• PROBLEM: Restate each line word for word. Leave out every picture.

• MATERIAL:
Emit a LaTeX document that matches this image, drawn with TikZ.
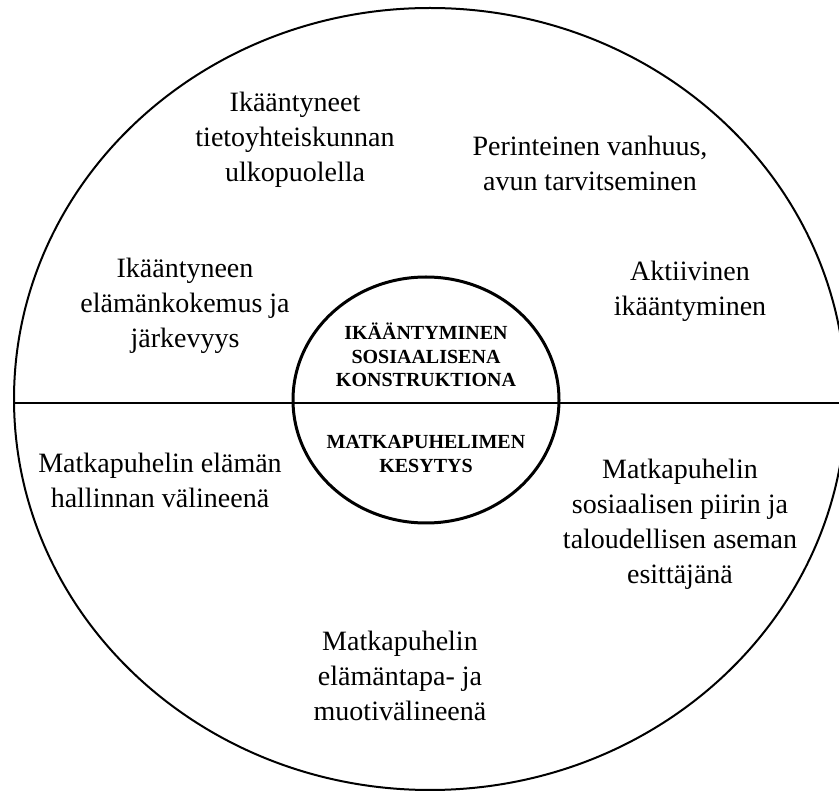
\documentclass[tikz,border=0pt]{standalone}
\usepackage{fontspec}
\setmainfont{Liberation Serif}
\usetikzlibrary{shapes.geometric}

\begin{document}
\begin{tikzpicture}[
    x=1pt, y=-1pt,
    ring/.style={draw=black, line width=2pt},
    core/.style={draw=black, line width=3pt},
    theme/.style={font=\fontsize{28}{35}\selectfont, align=center, inner sep=0pt},
    title/.style={font=\fontsize{20}{23.3}\selectfont\bfseries, align=center, inner sep=0pt},
  ]

  % Frame
  \useasboundingbox (0,0) rectangle (839,791);
  \clip (0,0) rectangle (839,791);

  % Outer ring and dividing line
  \draw[ring] (430,399) ellipse [x radius=416, y radius=391];
  \coordinate (left) at (14,403);
  \coordinate (right) at (839,403);
  \draw[ring] (left) -- (right);

  % Centre
  \draw[core] (426,400) ellipse [x radius=133, y radius=123];
  \node[title] (social) at (426,355) {IKÄÄNTYMINEN\\SOSIAALISENA\\KONSTRUKTIONA};
  \node[title] (taming) at (426,454) {MATKAPUHELIMEN\\KESYTYS};

  % Ageing as a social construction
  \node[theme] (outside) at (295,140) {Ikääntyneet\\tietoyhteiskunnan\\ulkopuolella};
  \node[theme] (help) at (590,163) {Perinteinen vanhuus,\\avun tarvitseminen};
  \node[theme] (wisdom) at (185,306) {Ikääntyneen\\elämänkokemus ja\\järkevyys};
  \node[theme] (active) at (690,291) {Aktiivinen\\ikääntyminen};

  % Taming the mobile phone
  \node[theme] (control) at (160,480) {Matkapuhelin elämän\\hallinnan välineenä};
  \node[theme] (status) at (680,524) {Matkapuhelin\\sosiaalisen piirin ja\\taloudellisen aseman\\esittäjänä};
  \node[theme] (fashion) at (400,676) {Matkapuhelin\\elämäntapa- ja\\muotivälineenä};

\end{tikzpicture}
\end{document}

• WRITTEN ANSWER:
Emit a LaTeX document that matches this image, drawn with TikZ.
\documentclass[tikz,border=0pt]{standalone}
\usepackage{fontspec}
\setmainfont{Liberation Serif}
\usetikzlibrary{shapes.geometric}

\begin{document}
\begin{tikzpicture}[
    x=1pt, y=-1pt,
    ring/.style={draw=black, line width=2pt},
    core/.style={draw=black, line width=3pt},
    theme/.style={font=\fontsize{28}{35}\selectfont, align=center, inner sep=0pt},
    title/.style={font=\fontsize{20}{23.3}\selectfont\bfseries, align=center, inner sep=0pt},
  ]

  % Frame
  \useasboundingbox (0,0) rectangle (839,791);
  \clip (0,0) rectangle (839,791);

  % Outer ring and dividing line
  \draw[ring] (430,399) ellipse [x radius=416, y radius=391];
  \coordinate (left) at (14,403);
  \coordinate (right) at (839,403);
  \draw[ring] (left) -- (right);

  % Centre
  \draw[core] (426,400) ellipse [x radius=133, y radius=123];
  \node[title] (social) at (426,355) {IKÄÄNTYMINEN\\SOSIAALISENA\\KONSTRUKTIONA};
  \node[title] (taming) at (426,454) {MATKAPUHELIMEN\\KESYTYS};

  % Ageing as a social construction
  \node[theme] (outside) at (295,140) {Ikääntyneet\\tietoyhteiskunnan\\ulkopuolella};
  \node[theme] (help) at (590,163) {Perinteinen vanhuus,\\avun tarvitseminen};
  \node[theme] (wisdom) at (185,306) {Ikääntyneen\\elämänkokemus ja\\järkevyys};
  \node[theme] (active) at (690,291) {Aktiivinen\\ikääntyminen};

  % Taming the mobile phone
  \node[theme] (control) at (160,480) {Matkapuhelin elämän\\hallinnan välineenä};
  \node[theme] (status) at (680,524) {Matkapuhelin\\sosiaalisen piirin ja\\taloudellisen aseman\\esittäjänä};
  \node[theme] (fashion) at (400,676) {Matkapuhelin\\elämäntapa- ja\\muotivälineenä};

\end{tikzpicture}
\end{document}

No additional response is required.